WRITTEN REQUEST: Print nothing but the lines from the start of the listing below through the line that contains "y_ticks = list(range(0, 5001, 500))". Do not include the pictures.
>> BEGIN DATA LINES
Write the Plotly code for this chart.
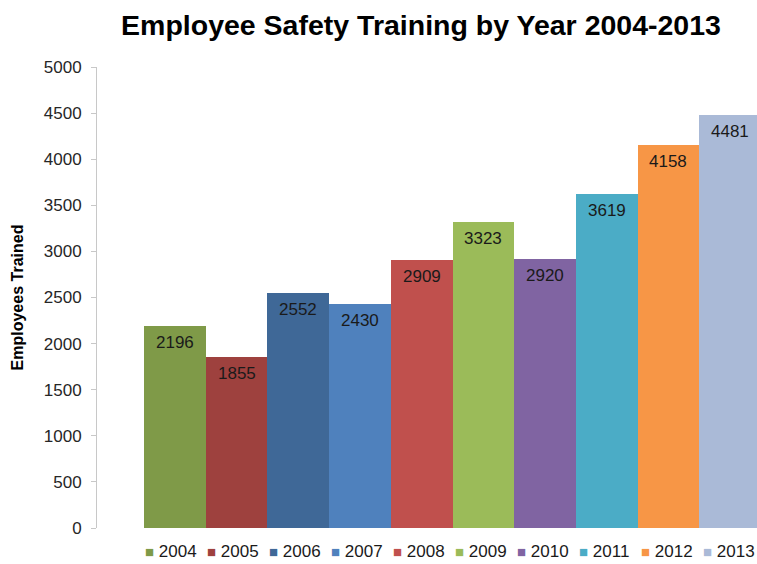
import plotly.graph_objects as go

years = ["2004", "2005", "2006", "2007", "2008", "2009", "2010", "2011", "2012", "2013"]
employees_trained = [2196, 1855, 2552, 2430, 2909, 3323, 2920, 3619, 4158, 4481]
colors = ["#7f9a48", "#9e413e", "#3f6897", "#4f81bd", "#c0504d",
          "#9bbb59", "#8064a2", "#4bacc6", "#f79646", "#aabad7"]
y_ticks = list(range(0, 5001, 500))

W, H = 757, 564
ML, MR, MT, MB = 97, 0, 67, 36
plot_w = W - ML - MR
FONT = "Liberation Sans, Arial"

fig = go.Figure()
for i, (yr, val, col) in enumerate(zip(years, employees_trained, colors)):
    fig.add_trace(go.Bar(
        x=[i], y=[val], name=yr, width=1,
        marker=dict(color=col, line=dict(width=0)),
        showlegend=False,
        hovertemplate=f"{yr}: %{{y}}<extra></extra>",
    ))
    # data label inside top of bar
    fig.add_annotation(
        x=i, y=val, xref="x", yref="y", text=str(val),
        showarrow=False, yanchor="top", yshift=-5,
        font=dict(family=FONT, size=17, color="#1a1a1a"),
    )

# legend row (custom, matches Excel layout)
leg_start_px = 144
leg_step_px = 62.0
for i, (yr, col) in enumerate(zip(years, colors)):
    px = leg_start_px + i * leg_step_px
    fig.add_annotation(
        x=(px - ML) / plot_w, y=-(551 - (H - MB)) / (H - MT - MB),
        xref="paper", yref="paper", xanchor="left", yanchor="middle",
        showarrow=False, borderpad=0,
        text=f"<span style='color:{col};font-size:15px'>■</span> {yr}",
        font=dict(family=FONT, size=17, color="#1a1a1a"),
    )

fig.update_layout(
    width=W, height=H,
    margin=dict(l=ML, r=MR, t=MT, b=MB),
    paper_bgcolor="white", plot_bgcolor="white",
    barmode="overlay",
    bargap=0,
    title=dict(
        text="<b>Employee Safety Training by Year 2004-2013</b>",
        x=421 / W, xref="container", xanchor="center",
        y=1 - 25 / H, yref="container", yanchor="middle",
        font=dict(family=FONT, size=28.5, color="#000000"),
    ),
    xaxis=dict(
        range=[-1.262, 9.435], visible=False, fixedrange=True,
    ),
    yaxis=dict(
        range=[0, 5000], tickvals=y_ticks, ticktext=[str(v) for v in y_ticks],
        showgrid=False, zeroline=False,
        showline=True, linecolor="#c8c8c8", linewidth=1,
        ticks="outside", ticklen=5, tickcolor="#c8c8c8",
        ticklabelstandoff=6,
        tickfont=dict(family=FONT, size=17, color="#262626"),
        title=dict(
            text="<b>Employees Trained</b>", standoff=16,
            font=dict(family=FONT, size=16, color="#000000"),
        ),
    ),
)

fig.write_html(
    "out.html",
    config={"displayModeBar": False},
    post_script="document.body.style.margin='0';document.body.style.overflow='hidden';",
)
>> END DATA LINES
TASK RESPONSE:
Write the Plotly code for this chart.
import plotly.graph_objects as go

years = ["2004", "2005", "2006", "2007", "2008", "2009", "2010", "2011", "2012", "2013"]
employees_trained = [2196, 1855, 2552, 2430, 2909, 3323, 2920, 3619, 4158, 4481]
colors = ["#7f9a48", "#9e413e", "#3f6897", "#4f81bd", "#c0504d",
          "#9bbb59", "#8064a2", "#4bacc6", "#f79646", "#aabad7"]
y_ticks = list(range(0, 5001, 500))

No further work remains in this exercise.